What could impact oil demand in 2024?

Currently, oil demand for the first quarter of 2024 is expected to be quite weak, due to slowing global demand and several key economies such as China still struggling to recover adequately. The increased drive to move towards clean energy sources, driven by the introduction of the US Inflation Reduction Act, as well as the reinforcing of climate goals during the COP28 summit, is also likely to further impact oil demand.

However, ongoing geopolitical factors such as the Russia-Ukraine war and the Israel-Hamas conflict are key factors in determining oil demand in the next few months. Although markets have largely priced in the effects of the Russian war, any changes there would cause fresh price shocks and supply chain troubles for oil markets.
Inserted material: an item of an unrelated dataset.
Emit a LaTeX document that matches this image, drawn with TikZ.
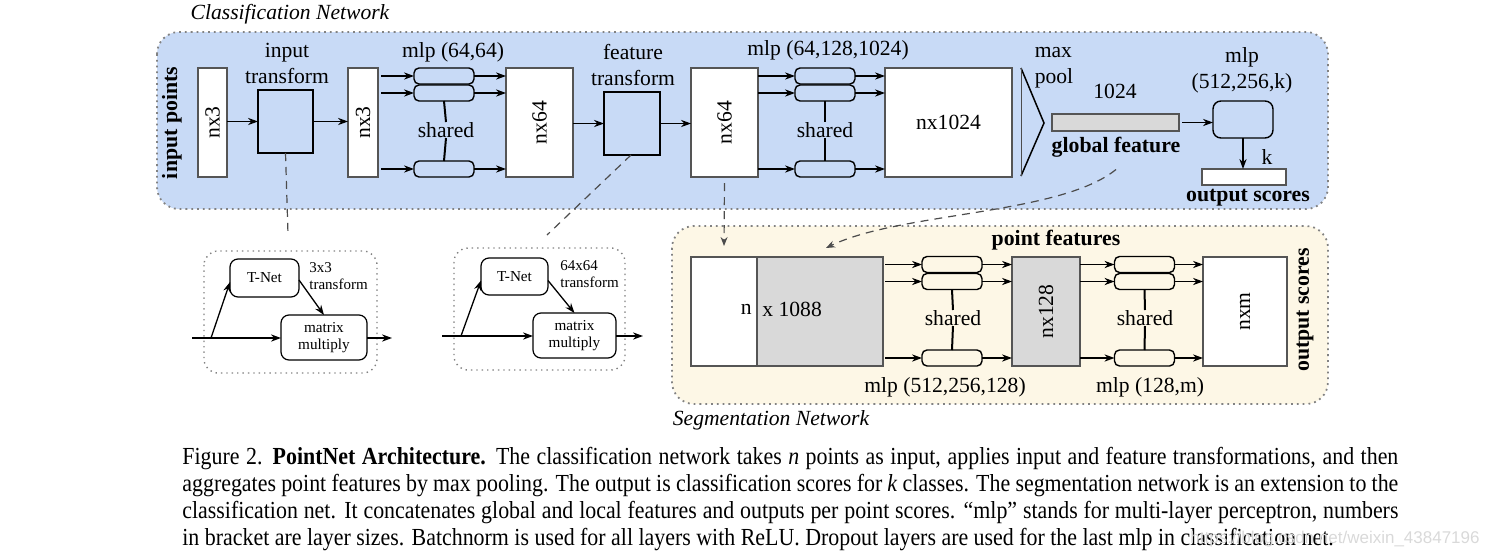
\documentclass[tikz,border=0pt]{standalone}
\usepackage{fontspec}
\setmainfont{Liberation Serif}
\newfontfamily\capfont{Liberation Serif}[FakeStretch=0.894]
\newfontfamily\wmfont{Liberation Sans}
\usetikzlibrary{arrows.meta,calc}
\definecolor{clsblue}{RGB}{200,218,246}
\definecolor{segbeige}{RGB}{253,247,230}
\definecolor{featgray}{RGB}{217,217,217}
\definecolor{boxedge}{RGB}{85,85,85}
\definecolor{paneledge}{RGB}{130,130,130}
\tikzset{
  panel/.style={draw=paneledge, dotted, line width=0.9pt, rounded corners=11pt},
  inpanel/.style={draw=paneledge, dotted, line width=0.7pt, rounded corners=7pt},
  tensor/.style={draw=boxedge, fill=white, line width=0.75pt, inner sep=0pt, outer sep=0pt},
  graytensor/.style={tensor, fill=featgray},
  tbox/.style={draw=black, fill=clsblue, line width=0.75pt, inner sep=0pt, outer sep=0pt},
  mlpbox/.style={draw=black, fill=clsblue, line width=0.7pt, rounded corners=2.5pt, inner sep=0pt, outer sep=0pt, minimum width=30pt, minimum height=8pt},
  segmlp/.style={mlpbox, fill=segbeige},
  inbox/.style={draw=black, fill=white, line width=0.6pt, rounded corners=4pt, inner sep=0pt, outer sep=0pt, font=\fontsize{7.6}{8.6}\selectfont, align=center},
  arr/.style={-{Stealth[length=5pt,width=3.6pt]}, line width=0.65pt},
  share/.style={line width=1pt},
  lbl/.style={font=\fontsize{10.8}{13}\selectfont, align=center, inner sep=0pt},
  blbl/.style={font=\fontsize{10.9}{13}\selectfont\bfseries, align=center, inner sep=0pt},
  ilbl/.style={font=\fontsize{7.5}{8.8}\selectfont, align=left, inner sep=0pt},
  ttl/.style={font=\fontsize{10.8}{12}\selectfont\itshape, inner sep=0pt},
  dashlink/.style={dashed, dash pattern=on 4pt off 3pt, line width=0.6pt, draw=black!70},
  capline/.style={font=\capfont\fontsize{12.25}{13.5}\selectfont, anchor=base west, inner sep=0pt}
}
\begin{document}
\begin{tikzpicture}[x=0.5pt,y=-0.5pt]
\useasboundingbox (0,0) rectangle (1485,558);

% ---------------- Classification network ----------------
\node[ttl] (clsttl) at (290,14) {Classification Network};
\draw[panel, fill=clsblue] (157,32) rectangle (1328,209);
\node[blbl, rotate=90] (inpts) at (172,123) {input points};

\node[tensor, minimum width=14.5pt, minimum height=54.5pt] (nx3a) at (212.5,122.5) {};
\node[lbl, rotate=90] at (nx3a) {nx3};
\node[lbl] (itlbl) at (287,63) {input\\transform};
\node[tbox, minimum width=27.5pt, minimum height=31.5pt] (itbox) at (285.5,121.5) {};
\node[tensor, minimum width=15pt, minimum height=54.5pt] (nx3b) at (363,122.5) {};
\node[lbl, rotate=90] at (nx3b) {nx3};
\draw[arr] (nx3a.east |- itbox.west) -- (itbox.west);
\draw[arr] (itbox.east) -- (nx3b.west |- itbox.east);

\node[lbl] (mlp1lbl) at (453,52) {mlp (64,64)};
\node[mlpbox] (m1a) at (444,76) {};
\node[mlpbox] (m1b) at (444,93) {};
\node[mlpbox] (m1c) at (444,169) {};
\node[lbl] (sh1) at (446,130) {shared};
\draw[share] (m1b.south) -- (sh1.north);
\draw[share] (sh1.south) -- (m1c.north);
\node[tensor, minimum width=33.5pt, minimum height=54.5pt] (nx64a) at (539.5,122.5) {};
\node[lbl, rotate=90] at (nx64a) {nx64};
\foreach \r in {m1a,m1b,m1c}{
  \draw[arr] ([xshift=1.5pt]nx3b.east |- \r.west) -- (\r.west);
  \draw[arr] (\r.east) -- (nx64a.west |- \r.east);
}

\node[lbl] (ftlbl) at (633,65) {feature\\transform};
\node[tbox, minimum width=28pt, minimum height=31.5pt] (ftbox) at (632,123.5) {};
\node[tensor, minimum width=33.5pt, minimum height=54.5pt] (nx64b) at (724.5,122.5) {};
\node[lbl, rotate=90] at (nx64b) {nx64};
\draw[arr] (nx64a.east |- ftbox.west) -- (ftbox.west);
\draw[arr] (ftbox.east) -- (nx64b.west |- ftbox.east);

\node[lbl] (mlp2lbl) at (828,50) {mlp (64,128,1024)};
\node[mlpbox] (m2a) at (825,76) {};
\node[mlpbox] (m2b) at (825,93) {};
\node[mlpbox] (m2c) at (825,169) {};
\node[lbl] (sh2) at (825,130) {shared};
\draw[share] (m2b.south) -- (sh2.north);
\draw[share] (sh2.south) -- (m2c.north);
\node[tensor, minimum width=63.5pt, minimum height=54.5pt] (nx1024) at (948.5,122.5) {};
\node[lbl] at (nx1024) {nx1024};
\foreach \r in {m2a,m2b,m2c}{
  \draw[arr] (nx64b.east |- \r.west) -- (\r.west);
  \draw[arr] (\r.east) -- (nx1024.west |- \r.east);
}

% max pool
\coordinate (poolTop) at (1021,68);
\coordinate (poolApex) at (1044,123);
\coordinate (poolBot) at (1021,176);
\draw[line width=0.75pt, line join=miter] (poolTop) -- (poolApex) -- (poolBot);
\draw[line width=0.4pt, draw=black!70] (poolTop) -- (poolBot);
\node[lbl, align=left] (poollbl) at (1054,68) {max\\pool};
\node[lbl] (g1024) at (1115,91) {1024};
\node[graytensor, minimum width=63.5pt, minimum height=8.5pt] (gbar) at (1115.5,122.5) {};
\node[blbl] (gflbl) at (1116,147) {global feature};
\node[lbl] (mlp3lbl) at (1242,70) {mlp\\(512,256,k)};
\node[mlpbox, minimum width=30pt, minimum height=18.5pt, rounded corners=4pt] (mlpc) at (1243,119.5) {};
\node[tensor, minimum width=42pt, minimum height=8pt] (outbar) at (1244,177) {};
\node[lbl] (klbl) at (1267,157) {k};
\node[blbl] (oslbl) at (1248,198) {output scores};
\draw[arr] ([xshift=1.5pt]gbar.east) -- (mlpc.west |- gbar.east);
\draw[arr] (mlpc.south) -- (outbar.north -| mlpc.south);

% ---------------- Segmentation network ----------------
\draw[panel, fill=segbeige] (672,226) rectangle (1328,404);
\node[ttl] (segttl) at (771,420) {Segmentation Network};
\node[blbl] (pflbl) at (1056,240) {point features};
\node[tensor, minimum width=33pt, minimum height=54.5pt] (segw) at (724,311.5) {};
\node[graytensor, minimum width=63pt, minimum height=54.5pt] (segg) at (820,311.5) {};
\node[lbl, anchor=east] (nlbl) at (752,309) {n};
\node[lbl, anchor=west] (x1088) at (762,309) {x 1088};

\node[segmlp] (m3a) at (952,264.5) {};
\node[segmlp] (m3b) at (952,281.5) {};
\node[segmlp] (m3c) at (952,358) {};
\node[lbl] (sh3) at (953,318) {shared};
\draw[share] (m3b.south) -- (sh3.north);
\draw[share] (sh3.south) -- (m3c.north);
\node[graytensor, minimum width=34pt, minimum height=54.5pt] (nx128) at (1046,311.5) {};
\node[lbl, rotate=90] at (nx128) {nx128};
\foreach \r in {m3a,m3b,m3c}{
  \draw[arr] ([xshift=1pt]segg.east |- \r.west) -- (\r.west);
  \draw[arr] (\r.east) -- (nx128.west |- \r.east);
}
\node[lbl] (mlp4lbl) at (945,387) {mlp (512,256,128)};

\node[segmlp] (m4a) at (1144.5,264.5) {};
\node[segmlp] (m4b) at (1144.5,281.5) {};
\node[segmlp] (m4c) at (1144.5,358) {};
\node[lbl] (sh4) at (1145,318) {shared};
\draw[share] (m4b.south) -- (sh4.north);
\draw[share] (sh4.south) -- (m4c.north);
\node[tensor, minimum width=42pt, minimum height=54.5pt] (nxm) at (1245,311.5) {};
\node[lbl, rotate=90] at (nxm) {nxm};
\foreach \r in {m4a,m4b,m4c}{
  \draw[arr] (nx128.east |- \r.west) -- (\r.west);
  \draw[arr] (\r.east) -- (nxm.west |- \r.east);
}
\node[lbl] (mlp5lbl) at (1150,387) {mlp (128,m)};
\node[blbl, rotate=90] (osv) at (1305,310) {output scores};

% ---------------- T-Net insets ----------------
\draw[inpanel] (204,251) rectangle (377,373);
\node[inbox, minimum width=34.5pt, minimum height=19pt] (tnet1) at (264.5,278) {T-Net};
\node[inbox, minimum width=43pt, minimum height=22.5pt] (mm1) at (324,337.5) {matrix\\multiply};
\node[ilbl, anchor=north west] (t1lbl) at (309,262) {3x3\\transform};
\coordinate (in1) at (192,338);
\coordinate (br1) at (211,338);
\coordinate (out1) at (392,338);
\draw[line width=0.65pt] (in1) -- (br1);
\draw[arr] (br1) -- (mm1.west |- br1);
\draw[arr] (br1) -- ([yshift=-2pt]tnet1.west);
\draw[arr] ([yshift=-1pt]tnet1.east) -- (mm1.north);
\draw[arr] (mm1.east |- out1) -- (out1);

\draw[inpanel] (454,248) rectangle (625,370);
\node[inbox, minimum width=33.5pt, minimum height=18.5pt] (tnet2) at (514.5,276.5) {T-Net};
\node[inbox, minimum width=41.5pt, minimum height=22.5pt] (mm2) at (574.5,335.5) {matrix\\multiply};
\node[ilbl, anchor=north west] (t2lbl) at (560,260) {64x64\\transform};
\coordinate (in2) at (442,336);
\coordinate (br2) at (461,336);
\coordinate (out2) at (643,336);
\draw[line width=0.65pt] (in2) -- (br2);
\draw[arr] (br2) -- (mm2.west |- br2);
\draw[arr] (br2) -- ([yshift=-2pt]tnet2.west);
\draw[arr] ([yshift=-2pt]tnet2.east) -- (mm2.north);
\draw[arr] (mm2.east |- out2) -- (out2);

% ---------------- dashed links ----------------
\coordinate (itend) at (288,234);
\coordinate (ftend) at (547,235);
\draw[dashlink] (itbox.south) -- (itend);
\draw[dashlink] ([xshift=-0.5pt]ftbox.south) -- (ftend);
\draw[dashlink, -{Stealth[length=4.5pt,width=3.5pt]}] ([yshift=-3pt]nx64b.south) -- ([yshift=5.5pt]segw.north);
\draw[dashlink, -{Stealth[length=4.5pt,width=3.5pt]}] ([yshift=-6pt]gflbl.south) .. controls (1060,215) and (900,212) .. ([xshift=3pt,yshift=4.5pt]segg.north);

% ---------------- caption ----------------
\node[capline] (cap1) at (182,464) {\makebox[608pt][s]{Figure 2. \textbf{PointNet Architecture.} The classification network takes \textit{n} points as input, applies input and feature transformations, and then}};
\node[capline] (cap2) at (182,491) {\makebox[608pt][s]{aggregates point features by max pooling. The output is classification scores for \textit{k} classes. The segmentation network is an extension to the}};
\node[capline] (cap3) at (182,518) {\makebox[608pt][s]{classification net. It concatenates global and local features and outputs per point scores. “mlp” stands for multi-layer perceptron, numbers}};
\node[capline] (cap4) at (182,545) {in bracket are layer sizes. Batchnorm is used for all layers with ReLU. Dropout layers are used for the last mlp in classification net.};
\node[font=\wmfont\fontsize{8.5}{10}\selectfont, text=black!15, anchor=base east, inner sep=0pt] (wm) at (1480,543) {https://blog.csdn.net/weixin\_43847196};
\end{tikzpicture}
\end{document}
The Israel-Hamas conflict is being more closely watched at the moment, due to increased speculations of it spilling over to a wider Middle-Eastern conflict. In such a scenario, other Arab oil producers such as Iran, Iraq, Oman, Saudi Arabia and more could be implicated, both for their direct and indirect support for the warring parties.

Although an agreement was reached with dissenting African producers regarding oil supply for the November meeting, the OPEC+ committee has been vulnerable to more disagreements lately. As the energy transition progresses, especially if global oil demand does not pick up appropriately, these fights could get worse and may even lead to a split within the committee in the worst case scenario.